Both languages are pleasant once you’re fluent. They just front-load the pain differently. Go’s bad day is a nil pointer in production at 2am. Rust’s bad day is forty minutes arguing with the compiler about a lifetime. I bet real money on Rust for one service because I wanted the first kind of bad day to be impossible, and I wrote up how I structured its error handling when that call paid off.
Rust has also been the most-admired language in Stack Overflow’s developer survey for several years running. That tells you people who use it tend to want to keep using it. It does not tell you it’s the right pick for your CRUD app.
How I actually choose
Here’s the actual flowchart in my head, no benchmarks involved.
Default to Go. For services, CLIs, glue code, anything a team rotates through, anything that has to ship this quarter, Go’s speed of development and low cognitive cost win. Most software is this.
Reach for Rust when the cost of a bug is high, or when you’re doing real compute. Payments, infrastructure other teams depend on, a parser, a data pipeline doing heavy lifting, anything embedded. There, “the compiler refuses to let this bug exist” is worth the slower build and the steeper ramp.
And be honest about the team. Rust with one person who knows it and three who don’t is a bus-factor problem wearing a performance costume. Go is easier to staff, and that is a real engineering input, not a soft one.
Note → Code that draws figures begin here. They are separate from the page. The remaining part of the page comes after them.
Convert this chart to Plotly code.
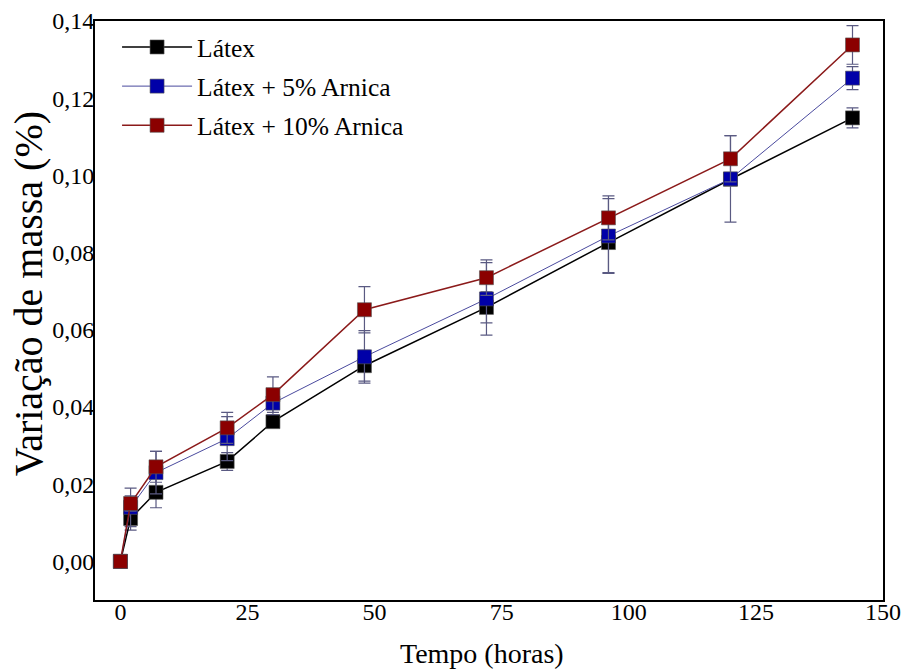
import plotly.graph_objects as go

tempo = [0, 2, 7, 21, 30, 48, 72, 96, 120, 144]

latex = [0, 0.0111, 0.0179, 0.0259, 0.0362, 0.0507, 0.0658, 0.0826, 0.0990, 0.1149]
latex_err = [0, 0.0030, 0.0040, 0.0023, 0.0015, 0.0040, 0.0040, 0.0078, 0.0010, 0.0026]

arnica5 = [0, 0.0140, 0.0230, 0.0318, 0.0410, 0.0530, 0.0680, 0.0843, 0.0991, 0.1252]
arnica5_err = [0, 0.0050, 0.0055, 0.0057, 0.0030, 0.0068, 0.0094, 0.0097, 0.0112, 0.0030]

arnica10 = [0, 0.0150, 0.0245, 0.0346, 0.0432, 0.0652, 0.0735, 0.0890, 0.1043, 0.1338]
arnica10_err = [0, 0.0020, 0.0040, 0.0040, 0.0046, 0.0060, 0.0046, 0.0057, 0.0060, 0.0050]

names = ["Látex", "Látex + 5% Arnica", "Látex + 10% Arnica"]
ys = [latex, arnica5, arnica10]
errs = [latex_err, arnica5_err, arnica10_err]
marker_colors = ["#000000", "#0000a8", "#8b0000"]
line_colors = ["#000000", "#4a4a9e", "#8b1a1a"]
line_widths = [1.5, 1.0, 1.5]

y_ticks = [0.00, 0.02, 0.04, 0.06, 0.08, 0.10, 0.12, 0.14]
y_tick_labels = ["0,00", "0,02", "0,04", "0,06", "0,08", "0,10", "0,12", "0,14"]
x_ticks = [0, 25, 50, 75, 100, 125, 150]
y_title = "Variação de massa (%)"
x_title = "Tempo (horas)"

fig = go.Figure()
for i, (name, y, e, mc, lc, lw) in enumerate(zip(names, ys, errs, marker_colors, line_colors, line_widths)):
    fig.add_trace(go.Scatter(
        x=tempo, y=y, name=name, mode="lines+markers", legendgroup=f"g{i}",
        line=dict(color=lc, width=lw),
        marker=dict(symbol="square", size=14, color=mc, line=dict(color="#555555", width=0.6)),
        error_y=dict(type="data", array=e, visible=True, color="#5a5a82", thickness=1.2, width=6),
    ))

font_family = "Liberation Serif"

fig.add_annotation(text=y_title, xref="paper", yref="paper", x=-0.085, y=0.528,
                   xanchor="center", yanchor="middle", textangle=-90, showarrow=False,
                   font=dict(size=40, family=font_family, color="black"))
fig.add_annotation(text=x_title, xref="paper", yref="paper", x=0.491, y=-0.092,
                   xanchor="center", yanchor="middle", showarrow=False,
                   font=dict(size=28, family=font_family, color="black"))

fig.update_layout(
    template="none",
    width=906, height=671,
    margin=dict(l=95, r=23, t=21, b=71, autoexpand=False),
    paper_bgcolor="white", plot_bgcolor="white",
    font=dict(family=font_family, color="black", size=24),
    showlegend=True,
    legend=dict(x=0.028, y=0.995, xanchor="left", yanchor="top",
                bgcolor="rgba(0,0,0,0)", font=dict(size=25.5, family=font_family),
                tracegroupgap=3, itemwidth=70),
    xaxis=dict(range=[-5, 150], tickvals=x_ticks, showgrid=False, zeroline=False,
               automargin=False,
               showline=True, linecolor="black", linewidth=2, mirror=True,
               ticks="", ticklen=0, ticklabelstandoff=-11,
               tickfont=dict(size=24, family=font_family)),
    yaxis=dict(range=[-0.01, 0.14], tickvals=y_ticks, ticktext=y_tick_labels,
               showgrid=False, zeroline=False, automargin=False,
               showline=True, linecolor="black", linewidth=2, mirror=True,
               ticks="", ticklen=0, ticklabelstandoff=-6,
               tickfont=dict(size=24, family=font_family)),
)

fig.write_html("out.html", post_script="document.body.style.margin='0px';",
               config={"displayModeBar": False})
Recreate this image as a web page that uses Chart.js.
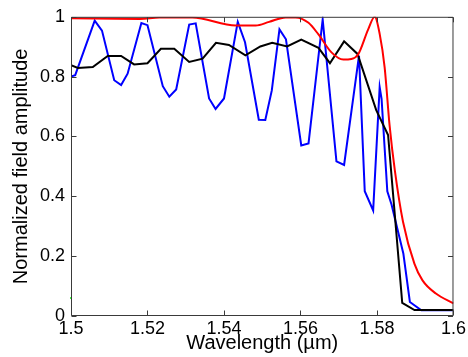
<!DOCTYPE html>
<html><head><meta charset="utf-8">
<script src="https://cdn.jsdelivr.net/npm/chart.js@4"></script>
<style>html,body{margin:0;padding:0;background:#fff}#w{width:468px;height:357px}</style>
</head><body>
<div id="w"><canvas id="c" width="468" height="357"></canvas></div>
<script>
const xTicks = [1.5, 1.52, 1.54, 1.56, 1.58, 1.6];
const yTicks = [0, 0.2, 0.4, 0.6, 0.8, 1];
const xLabel = 'Wavelength (\u00b5m)';
const yLabel = 'Normalized field amplitude';

const blueX = [1.5, 1.5011, 1.5062, 1.5081, 1.5113, 1.5131, 1.5148, 1.5184, 1.5200, 1.5240, 1.5257, 1.5275,
  1.5309, 1.5326, 1.5361, 1.5378, 1.5400, 1.5436, 1.5455, 1.5491, 1.5508, 1.5525, 1.5545, 1.5562,
  1.5602, 1.5621, 1.5658, 1.5694, 1.5714, 1.5753, 1.5768, 1.5790, 1.5807, 1.5812, 1.5827, 1.5838,
  1.5869, 1.5886, 1.5916, 1.6];
const blueY = [0.800, 0.805, 0.987, 0.954, 0.788, 0.772, 0.810, 0.979, 0.972, 0.768, 0.733, 0.757,
  0.974, 0.978, 0.727, 0.692, 0.727, 0.983, 0.915, 0.656, 0.655, 0.754, 0.958, 0.925,
  0.570, 0.577, 0.991, 0.517, 0.505, 0.870, 0.417, 0.353, 0.765, 0.726, 0.417, 0.373,
  0.208, 0.047, 0.019, 0.019];

const blackX = [1.5, 1.5018, 1.5057, 1.5096, 1.5131, 1.5165, 1.5200, 1.5235, 1.5270, 1.5309, 1.5344,
  1.5379, 1.5413, 1.5456, 1.5495, 1.5526, 1.5565, 1.5602, 1.5647, 1.5677, 1.5714, 1.5749,
  1.5798, 1.5829, 1.5866, 1.5898, 1.6];
const blackY = [0.838, 0.829, 0.832, 0.869, 0.869, 0.841, 0.845, 0.893, 0.893, 0.849, 0.860,
  0.913, 0.906, 0.871, 0.901, 0.913, 0.901, 0.924, 0.896, 0.845, 0.918, 0.876,
  0.688, 0.605, 0.044, 0.020, 0.020];

const redX = [1.5, 1.5180, 1.5231, 1.5317, 1.5431, 1.5483, 1.5518, 1.5561, 1.5587, 1.5621, 1.5647,
  1.5681, 1.5712, 1.5733, 1.5751, 1.5777, 1.5794, 1.5807, 1.5820, 1.5833, 1.5847, 1.5868,
  1.5898, 1.5919, 1.5954, 1.6];
const redY = [0.995, 0.993, 0.998, 0.998, 0.971, 0.971, 0.983, 0.998, 0.998, 0.980, 0.941,
  0.881, 0.857, 0.859, 0.875, 0.958, 1.000, 0.943, 0.831, 0.636, 0.483, 0.315,
  0.174, 0.119, 0.075, 0.042];

const greenX = [1.5];
const greenY = [0.06];

const pts = (xs, ys) => xs.map((x, i) => ({x: x, y: ys[i]}));
const fmt = v => String(+Number(v).toFixed(2));
const FONT = "'Liberation Sans', Arial, sans-serif";

const frame = {
  id: 'frame',
  afterDatasetsDraw(chart) {
    const {ctx, chartArea: a, scales: {x, y}} = chart;
    ctx.save();
    ctx.strokeStyle = '#3a3a3a';
    ctx.lineWidth = 1;
    const L = a.left + 0.5, R = a.right - 0.5, T = a.top + 0.5, B = a.bottom - 0.5;
    ctx.beginPath();
    ctx.rect(L, T, R - L, B - T);
    const tl = 5;
    xTicks.forEach(v => {
      const p = Math.round(x.getPixelForValue(v)) + 0.5;
      ctx.moveTo(p, B); ctx.lineTo(p, B - tl);
      ctx.moveTo(p, T); ctx.lineTo(p, T + tl);
    });
    yTicks.forEach(v => {
      const p = Math.round(y.getPixelForValue(v)) + 0.5;
      ctx.moveTo(L, p); ctx.lineTo(L + tl, p);
      ctx.moveTo(R, p); ctx.lineTo(R - tl, p);
    });
    ctx.stroke();
    ctx.restore();
  }
};

new Chart(document.getElementById('c'), {
  type: 'line',
  data: {
    datasets: [
      {data: pts(redX, redY), borderColor: '#ff0000', borderWidth: 2, pointRadius: 0, cubicInterpolationMode: 'monotone', order: 0},
      {data: pts(blackX, blackY), borderColor: '#000000', borderWidth: 2, pointRadius: 0, tension: 0, order: 1},
      {data: pts(blueX, blueY), borderColor: '#0000ff', borderWidth: 2, pointRadius: 0, tension: 0, order: 2},
      {data: pts(greenX, greenY), borderColor: '#00ff00', backgroundColor: '#00ff00', showLine: false, pointRadius: 1, pointBorderWidth: 0, clip: false, order: 3}
    ]
  },
  options: {
    responsive: false,
    animation: false,
    devicePixelRatio: 1,
    layout: {padding: {top: 14, right: 12, left: 0, bottom: 0}},
    plugins: {legend: {display: false}, tooltip: {enabled: false}},
    scales: {
      x: {
        type: 'linear', min: 1.5, max: 1.6,
        afterBuildTicks: s => { s.ticks = xTicks.map(v => ({value: v})); },
        afterFit: s => { s.height = 41; },
        grid: {display: false, drawTicks: false},
        border: {display: false},
        ticks: {padding: 2, color: '#000', font: {family: FONT, size: 18}, callback: fmt, maxRotation: 0, autoSkip: false},
        title: {display: true, text: xLabel, color: '#000', font: {family: FONT, size: 20}, padding: {top: 0, bottom: 2}}
      },
      y: {
        type: 'linear', min: 0, max: 1,
        afterBuildTicks: s => { s.ticks = yTicks.map(v => ({value: v})); },
        afterFit: s => { s.width = 71; },
        grid: {display: false, drawTicks: false},
        border: {display: false},
        ticks: {padding: 6, color: '#000', font: {family: FONT, size: 18}, callback: fmt, autoSkip: false},
        title: {display: true, text: yLabel, color: '#000', font: {family: FONT, size: 20}, padding: {top: 9, bottom: 0}}
      }
    }
  },
  plugins: [frame]
});
</script>
</body></html>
If you want to test this for yourself without betting a project on it: take one small service you’d normally write in Go and write it in Rust this week. A webhook receiver, a little CLI, something with a clear edge. You’ll feel both the tax and the payback inside a few hours, and that feeling will tell you more than any benchmark. I keep notes on these experiments and the trade-offs in my work on backend systems, because the right answer keeps depending on the project, and that’s fine.